Carl Hester and Charlotte Dujardin’s Olympic hopefuls back in action as new prizegiving format tested

  • Carl Hester and Charlotte Dujardin were back in action with their top horses in the CDI3* and CDI4* at a wet and windy Hagen CDI, Germany (24–28 April).

    Hagen CDI has been the traditional opener of the outdoor dressage season in Europe for many years, and although the event was usurped in that regard by the Aachen Festival 4 Dressage (27-31 March) this year, it once again attracted a stellar field of competitors.

    The CDI3* saw the understudies take centre stage, with Charlotte winning the grand prix (74.84%) and the grand prix special (74.17%) aboard the 10-year-old rising star Alive And Kicking (All at Once x Fürst Piccolo), while Carl was second in both with the popular reigning national champion En Vogue (Jazz x Contango).

    This was only Alive And Kicking’s – who Charlotte co-owns with Carl Hester and Ulrike Bachinger – second international grand prix and she caught the eye again, scoring consistent eights for her piaffe and passage, with the transitions between being a highlight.

    Meanwhile, this was En Vogue’s first appearance since the National Championships (17 September 2023) and Carl gave the now 15-year-gelding two sensitive rides to ease him back into competition, with Carl describing the special (72.17%) as En Vogue’s “best special so far”.

    Both Alive And Kicking and En Vogue have now met the minimum eligibility requirements to be selected for the Paris Olympic Games with the rules stating combinations have between 1 January 2023 and 24 June 2024 to receive at least 67% from both a level four-judge of a different nationality to the rider and as an average from all judges at two different approved CDI3*/CDI4*/CDI5*/CDI-W/CDIO events.

    Olympic hopefuls in action at Hagen CDI

    Carl and Charlotte’s two favourites for Olympic selection competed in the CDI4*. Charlotte and European individual bronze medallist Imhotep (Everdale x Vivaldi) won both the grand prix (77.47%) and the special (79.06%) while Carl and Fame were third in the grand prix (74.47%) and the special (75.8%) – just behind German combination Frederic Wandres and Bluetooth OLD in both classes.

    “I’m still having to balance and slow him down a little bit,” explained Charlotte. “Sometimes that can affect the frame a little. But I love having a horse that is so keen and willing. His work ethic is second to none and he’s so much fun.

    “I was really pleased with my ride”, said Charlotte, who had a small blip in the transition from canter to trot towards the end of the special. “There was just the last bit, that simple transition — something I never normally worry about. It just goes to show, it can catch you out. But my pirouettes and my piaffe were really good. It’s a great start to the year and coming away from here we both learned a lot.” 
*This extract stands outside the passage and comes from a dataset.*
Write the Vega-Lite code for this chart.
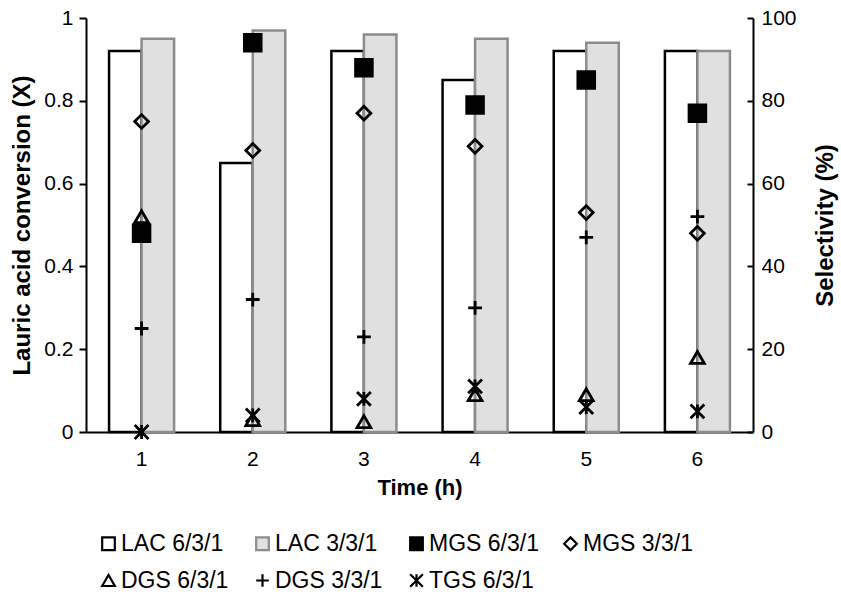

    Carl was also delighted with Fiona Bigwood’s Fame: “He was much more rideable, a pleasure really! I just had a mistake with my pirouette, which was very expensive and my mistake. However, I was really happy to finish the competition with a ride like that. For us it’s not just about the points, but about having the feels and to see where we are up to.”

    Two-time Olympian Emma Hindle and her own and Richard White’s Zippo M.I. were also in action at Hagen, finishing joint 11th in the CDI3* grand prix (67.73%) and 10th in the special (66.59%) while Ireland’s Abi Lyle was 13th in the CDI4* grand prix (66.04%) and eleventh in the freestyle (73.08%) aboard Giraldo.

    New prizegiving format trialled

    A new prizegiving format was trialled at Hagen CDI, with each horse doing an individual lap of honour followed by the top three riders returning to the arena on foot for the national anthems and awards.

    Carl described the new format as “more relaxed”, adding: “From Charlotte’s and my point of view, this is the right way. It’s definitely better for the horses and their welfare. Spectators can still see the horses on a lap of honour, and it’s good that this hasn’t been completely abolished.”

    Frederic agreed: “Many thanks to Ulli Kasselmann, who developed this idea together with Monica [Theodorescu]. We are trying it out here in Hagen and I hope that many organisers will follow. This is the right step in the right direction.”